Kalimat "Gaji 5 juta, cicil iPhone 2 juta" mungkin terdengar ekstrem. Tapi itu sangat relevan hari ini. Di tengah gaya hidup digital dan tekanan media sosial, banyak orang rela mengorbankan hampir separuh gajinya demi ponsel terbaru bukan karena fungsinya, tapi supaya terlihat sekelas.
Fenomena cicil HP adalah bagian dari pola konsumsi baru yang serba instan dan visual. Platform e-commerce, fintech, dan promo cicilan 0% membuat barang mahal terasa bisa dijangkau siapa saja. Tapi mampukah benar-benar, atau hanya terlihat mampu?
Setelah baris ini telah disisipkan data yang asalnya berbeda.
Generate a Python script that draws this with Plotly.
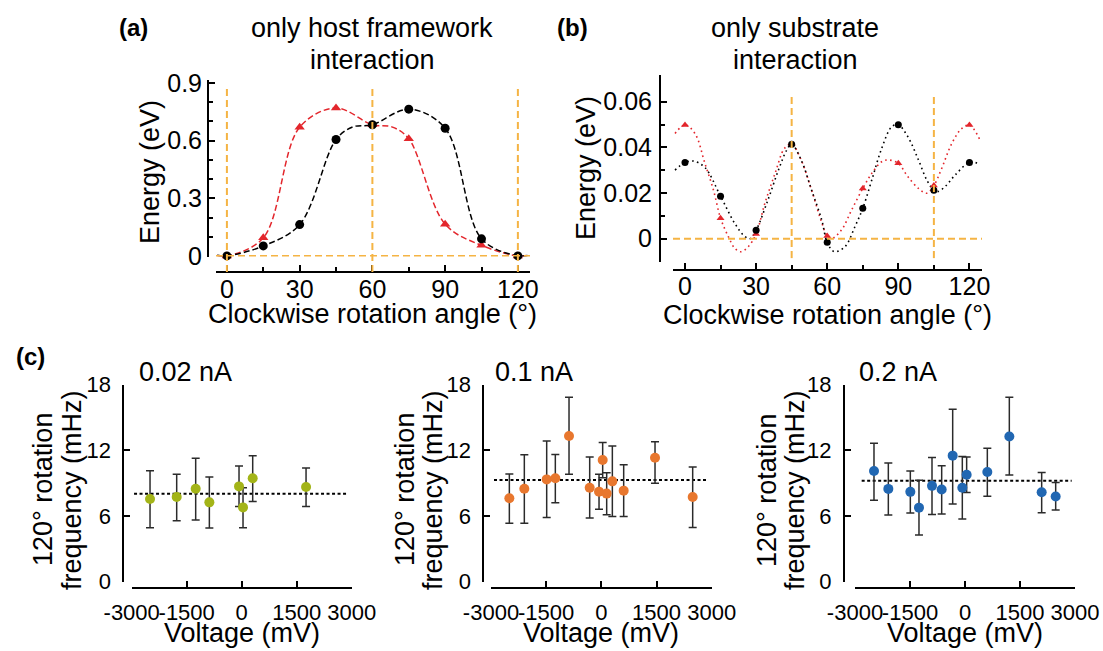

Hari ini, ponsel bukan cuma alat komunikasi. Ia juga simbol status. Kamera jernih, logo apel tergigit, dan desain premium sering dianggap mewakili siapa kita di mata sosial. Di dunia yang digerakkan algoritma visual, media sosial memperkuat tekanan itu. Semua orang berlomba terlihat menarik, update, dan mampu. Akibatnya, banyak keputusan finansial diambil bukan berdasarkan kebutuhan, tapi demi validasi.
Fenomena ini bukan tanpa penjelasan. Dalam teori ekonomi klasik, ada istilah yang tepat untuk menggambarkan pola konsumsi semacam ini: konsumsi ostentatif dari Thorstein Veblen. Menurutnya, kelas menengah dan bawah cenderung meniru gaya hidup kelas atas demi memperoleh pengakuan. Maka, iPhone bukan lagi soal fitur tapi soal simbol. Ini disebut efek Veblen, ketika harga tinggi justru meningkatkan daya tarik barang karena status yang melekat padanya.Â
Sewa iPhone adalah versi ekstrem dari logika ini. Di kota-kota besar, banyak layanan sewa HP bermunculan: dari harian, mingguan, hingga bulanan. Bagi sebagian orang, tampil "high class" satu malam lebih penting daripada kestabilan finansial satu bulan.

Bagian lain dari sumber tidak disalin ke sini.